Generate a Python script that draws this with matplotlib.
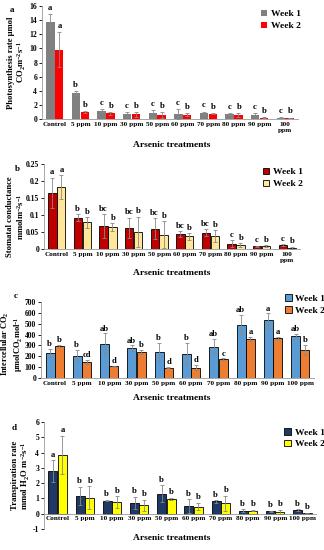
import numpy as np
import matplotlib
matplotlib.use("Agg")
import matplotlib.pyplot as plt

plt.rcParams["font.family"] = ["Liberation Serif", "DejaVu Serif"]
plt.rcParams["font.weight"] = "bold"
plt.rcParams["mathtext.fontset"] = "custom"
plt.rcParams["mathtext.rm"] = "Liberation Serif:bold"
plt.rcParams["mathtext.bf"] = "Liberation Serif:bold"
plt.rcParams["mathtext.it"] = "Liberation Serif:bold"
plt.rcParams["mathtext.default"] = "bf"

cats_ab = ["Control", "5 ppm", "10 ppm", "30 ppm", "50 ppm", "60 ppm",
           "70 ppm", "80 ppm", "90 ppm", "100\nppm"]
cats_cd = ["Control", "5 ppm", "10 ppm", "30 ppm", "50 ppm", "60 ppm",
           "70 ppm", "80 ppm", "90 ppm", "100 ppm"]

# a: photosynthesis
a_w1 = [13.7, 3.7, 1.2, 0.7, 0.8, 0.7, 0.85, 0.7, 0.6, 0.2]
a_w1_err = [1.2, 0.3, 0.2, 0.3, 0.45, 0.7, 0.2, 0.1, 0.2, 0.05]
a_w2 = [9.8, 1.0, 0.8, 0.65, 0.6, 0.6, 0.75, 0.55, 0.2, 0.15]
a_w2_err = [2.5, 0.1, 0.2, 0.3, 0.4, 0.2, 0.1, 0.3, 0.1, 0.05]
a_l1 = ["a", "b", "c", "c", "c", "c", "c", "c", "c", "c"]
a_l2 = ["a", "b", "b", "b", "b", "b", "b", "b", "b", "b"]

# b: stomatal conductance
b_w1 = [0.165, 0.092, 0.068, 0.062, 0.060, 0.044, 0.048, 0.015, 0.008, 0.012]
b_w1_err = [0.045, 0.01, 0.035, 0.03, 0.03, 0.008, 0.01, 0.01, 0.002, 0.002]
b_w2 = [0.182, 0.078, 0.064, 0.050, 0.042, 0.037, 0.038, 0.012, 0.008, 0.004]
b_w2_err = [0.035, 0.015, 0.012, 0.045, 0.04, 0.01, 0.018, 0.005, 0.003, 0.003]
b_l1 = ["a", "b", "bc", "bc", "bc", "bc", "bc", "c", "c", "c"]
b_l2 = ["a", "b", "b", "b", "b", "b", "b", "b", "b", "b"]

# c: intercellular CO2
c_w1 = [230, 205, 310, 275, 240, 225, 290, 490, 530, 385]
c_w1_err = [40, 50, 100, 25, 80, 100, 70, 90, 65, 20]
c_w2 = [295, 145, 110, 240, 95, 95, 175, 360, 365, 258]
c_w2_err = [8, 20, 5, 20, 5, 25, 5, 20, 10, 45]
c_l1 = ["b", "b", "ab", "ab", "b", "b", "ab", "ab", "a", "ab"]
c_l2 = ["b", "cd", "d", "b", "d", "d", "c", "a", "a", "b"]

# d: transpiration
d_w1 = [2.8, 1.15, 0.85, 0.7, 1.3, 0.5, 0.8, 0.2, 0.15, 0.25]
d_w1_err = [0.7, 0.6, 0.05, 0.4, 0.55, 0.45, 0.08, 0.08, 0.05, 0.05]
d_w2 = [3.85, 1.05, 0.75, 0.55, 0.97, 0.47, 0.67, 0.2, 0.12, 0.03]
d_w2_err = [1.25, 0.75, 0.4, 0.35, 0.08, 0.25, 0.5, 0.05, 0.15, 0.02]
d_l1 = ["a", "b", "b", "b", "b", "b", "b", "b", "b", "b"]
d_l2 = ["a", "b", "b", "b", "b", "b", "b", "b", "b", "b"]

W, H = 324, 550
fig = plt.figure(figsize=(W / 100, H / 100), dpi=100)


def box(x0, x1, ytop, ybot):
    return [x0 / W, 1 - ybot / H, (x1 - x0) / W, (ybot - ytop) / H]


def panel(rect, cats, w1, e1, w2, e2, l1, l2, colors, edge, ylim, yticks,
          yfmt, ylabel, ylab_px, ylab_y, ylab_fs, tag, tagpos, legpos, xlab_y,
          off, zero_spine=False):
    ax = fig.add_axes(rect)
    if zero_spine:
        ax.spines["bottom"].set_position(("data", 0))
    x = np.arange(len(cats))
    bw = 0.33
    ax.bar(x - 0.17, w1, bw, color=colors[0], edgecolor=edge, linewidth=0.6,
           label="Week 1", zorder=2)
    ax.bar(x + 0.17, w2, bw, color=colors[1], edgecolor=edge, linewidth=0.6,
           label="Week 2", zorder=2)
    ax.errorbar(x - 0.17, w1, yerr=e1, fmt="none", ecolor="#888888",
                elinewidth=0.6, capsize=1.5, capthick=0.6, zorder=3)
    ax.errorbar(x + 0.17, w2, yerr=e2, fmt="none", ecolor="#888888",
                elinewidth=0.6, capsize=1.5, capthick=0.6, zorder=3)
    for i in range(len(cats)):
        ax.text(x[i] - 0.19, w1[i] + e1[i] + off, l1[i], ha="center",
                va="bottom", fontsize=6.2, fontweight="bold")
        ax.text(x[i] + 0.19, w2[i] + e2[i] + off, l2[i], ha="center",
                va="bottom", fontsize=6.2, fontweight="bold")
    ax.set_xlim(-0.5, len(cats) - 0.5)
    ax.set_ylim(*ylim)
    ax.set_yticks(yticks)
    ax.set_yticklabels([yfmt(v) for v in yticks], fontsize=5.5,
                       fontweight="bold")
    ax.set_xticks(x)
    ax.set_xticklabels(cats, fontsize=5.2, fontweight="bold")
    ax.tick_params(axis="x", length=0, pad=2)
    ax.tick_params(axis="y", length=2, width=0.6, pad=1.5)
    for s in ["top", "right"]:
        ax.spines[s].set_visible(False)
    for s in ["left", "bottom"]:
        ax.spines[s].set_linewidth(0.6)
        ax.spines[s].set_color("#999999")
    ax.set_ylabel(ylabel, fontsize=ylab_fs, fontweight="bold", linespacing=1.1)
    ax.yaxis.set_label_coords((ylab_px - rect[0] * W) / (rect[2] * W), ylab_y)
    fig.text(tagpos[0] / W, 1 - tagpos[1] / H, tag, fontsize=6.5,
             fontweight="bold", ha="left", va="center")
    fig.text(0.53, 1 - xlab_y / H, "Arsenic treatments", fontsize=6.8,
             fontweight="bold", ha="center", va="center")
    leg = ax.legend(loc="upper left", bbox_to_anchor=legpos, frameon=False,
                    fontsize=6.8, handlelength=0.7, handleheight=0.7,
                    handletextpad=0.4, labelspacing=0.35, borderaxespad=0)
    for t in leg.get_texts():
        t.set_fontweight("bold")
    return ax


def fmt_int(v):
    return f"{v:g}"


panel(box(42, 298, 6, 119), cats_ab, a_w1, a_w1_err, a_w2, a_w2_err, a_l1, a_l2,
      ["#808080", "#ff0000"], "none", (0, 16), np.arange(0, 17, 2), fmt_int,
      "Photosynthesis rate µmol\nCO$_2$m$^{-2}$s$^{-1}$", 28.5, 0.5, 6.2,
      "a", (10, 10), (0.84, 1.0), 145, off=0.3)

panel(box(44, 300, 164, 249), cats_ab, b_w1, b_w1_err, b_w2, b_w2_err, b_l1, b_l2,
      ["#c00000", "#ffe699"], "black", (0, 0.25), np.arange(0, 0.26, 0.05),
      lambda v: "0" if v == 0 else f"{v:g}",
      "Stomatal conductance\nmmolm$^{-2}$s$^{-1}$", 26, 0.38, 6.2,
      "b", (15, 169), (0.84, 1.0), 273, off=0.004)

panel(box(41, 314, 302, 378), cats_cd, c_w1, c_w1_err, c_w2, c_w2_err, c_l1, c_l2,
      ["#5b9bd5", "#ed7d31"], "black", (0, 700), np.arange(0, 701, 100), fmt_int,
      "Intercellular CO$_2$\nµmolCO$_2$mol$^{-1}$", 25, 0.45, 6.0,
      "c", (14, 296), (0.88, 1.15), 398, off=8)

panel(box(44, 316, 422, 529), cats_cd, d_w1, d_w1_err, d_w2, d_w2_err, d_l1, d_l2,
      ["#1f3864", "#ffff00"], "black", (-1, 6), np.arange(-1, 7, 1), fmt_int,
      "Transpiration rate\nmmol H$_2$O m$^{-2}$s$^{-1}$", 32, 0.5, 6.3,
      "d", (12, 428), (0.87, 0.98), 538, off=0.1, zero_spine=True)

fig.savefig("out.png", dpi=100)
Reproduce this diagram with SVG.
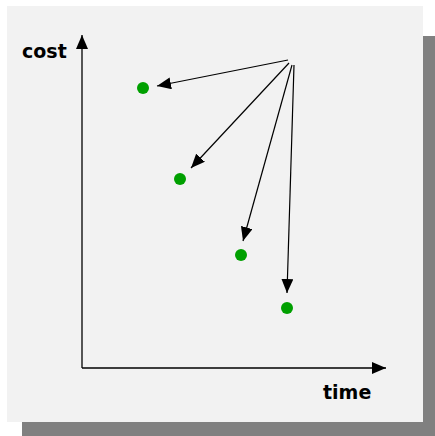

**Your instructions**
Locate each line containing the string "matplotlib" and show it.

**Solution to this problem**
Generate a Python script that draws this with matplotlib.
import matplotlib
matplotlib.use("Agg")
import matplotlib.pyplot as plt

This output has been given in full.